- Mariusz Kujawski
- Read in 4 min.
Here, I presented how to query a Data Lake using Azure Synapse Serverless Pool and the Lake database. Azure Synapse workspace enables us to create a SQL Database on top of a Data Lake, but this isn’t managed by Spark. In this type of database, we can only use a serverless SQL pool.
In this follow-up to the previous article, I’ll show you how to query data in a Synapse serverless SQL pool using SQL database.
What is possible with SQL Database?
- Create external tables
- Create views
- Create stored procedures
- Use OPENROWSET command to query files
In a nutshell, we can create a logical data warehouse with a serverless pool on top of a Data Lake. This allows any tool to work with files in a Data Lake like with SQL tables. Once we create our data model, we can use a SQL client, Power BI, SQL Management Studio, Python, etc. to query files in the Data Lake.
How to query data in Synapse SQL pool
The simplest way to query data in a Data Lake in Azure is to use the OPENROWSET command. As it’s presented below you can query parquet files from the files kept in the Azure Data Lake container.
SELECT TOP 100 * FROM OPENROWSET( BULK 'https://xxx.dfs.core.windows.net/silver/movies/netflix/', FORMAT = 'PARQUET' ) AS [result]
Using Synapse workspace GUI you can navigate to the specific location and select a file that you want to display.
However, this method requires your knowledge of the files that you keep in the Data Lake. To avoid navigating through directories every time you want to query data, you can create a query-based view or tables.
CREATE VIEW vnetflix AS SELECT * FROM OPENROWSET( BULK 'https://xxx.dfs.core.windows.net/silver/movies/netflix/netflix_titles.parquet', FORMAT = 'PARQUET' ) AS [result]
After executing the query you should see a new view in the Synapse workspace in the SQL database tab. As you can see, columns are the varchar data type. It’s not perfectly accurate, but we can query data using the view name. We can set appropriate data types using the WITH command.
WITH ( vendorID varchar(4), tpepPickupDateTime datetime2, passengerCount int ) AS result;
Another option in SQL database is to create an external table where we can define source files’ location and data types. To perform mathematical operations and improve query performance, data types are important.
For instance, according to Microsoft’s recommendation integer-base data types perform better in SORT, JOINs, and GROUP BY. To create an external table you need to set up a data source and a format file like in the code below.
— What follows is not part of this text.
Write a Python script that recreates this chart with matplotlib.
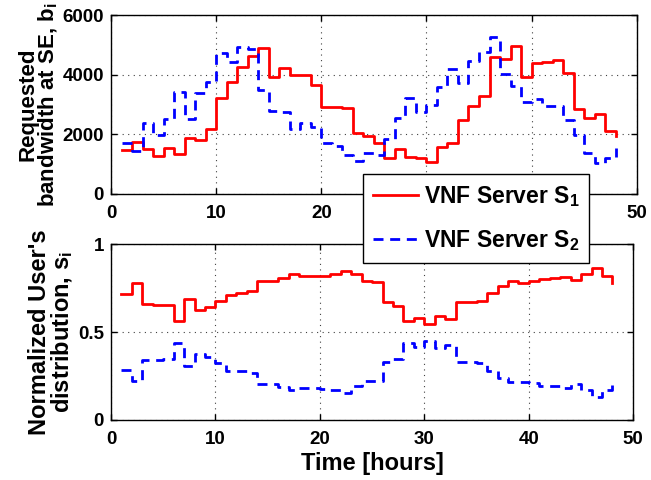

CREATE EXTERNAL DATA SOURCE silver WITH ( LOCATION = 'https://xxx.dfs.core.windows.net/silver' ); CREATE EXTERNAL FILE FORMAT ParquetFormat WITH ( FORMAT_TYPE = PARQUET ); CREATE EXTERNAL TABLE netflix (show_id VARCHAR(256), type VARCHAR(256), title VARCHAR(256), director VARCHAR(256), cast VARCHAR(256), country VARCHAR(256), date_added DATE, release_year BIGINT, rating DECIMAL(10,2), duration VARCHAR(256), listed_in VARCHAR(256), description VARCHAR(256)) WITH ( LOCATION = 'movies/netflix', DATA_SOURCE = silver, FILE_FORMAT = ParquetFormat );
Created tables can be seen in Synapse workspace, as shown in the screen below.
As presented, Synapse allows us to create a logical data model based on files stored in the Data Lake. We can use tables to import data into Power BI, ad-hoc analysis, or python scripts.
When you need low latency, such as Power BI direct queries, you should avoid using Synapse Serverless.
File formats
Synapse serverless supports popular data formats like Parquet, Delta Lake, and CSV. Essentially, the Delta format stores data as parquet, but has additional features that provide transaction logs and more flexibility when it comes to editing the content. This includes updating, deleting, and merging. It’s more effective to use Paquet compared to CSV files because Parquet has columnar compression, we can query only a subset of columns, and keeps metadata information.
To see the main differences between Parquet and CSV I’ll execute two queries.
SELECT count(*) FROM csv_netflix
Total size of data scanned is 4 megabytes, total size of data moved is 1 megabytes, total size of data written is 0 megabytes.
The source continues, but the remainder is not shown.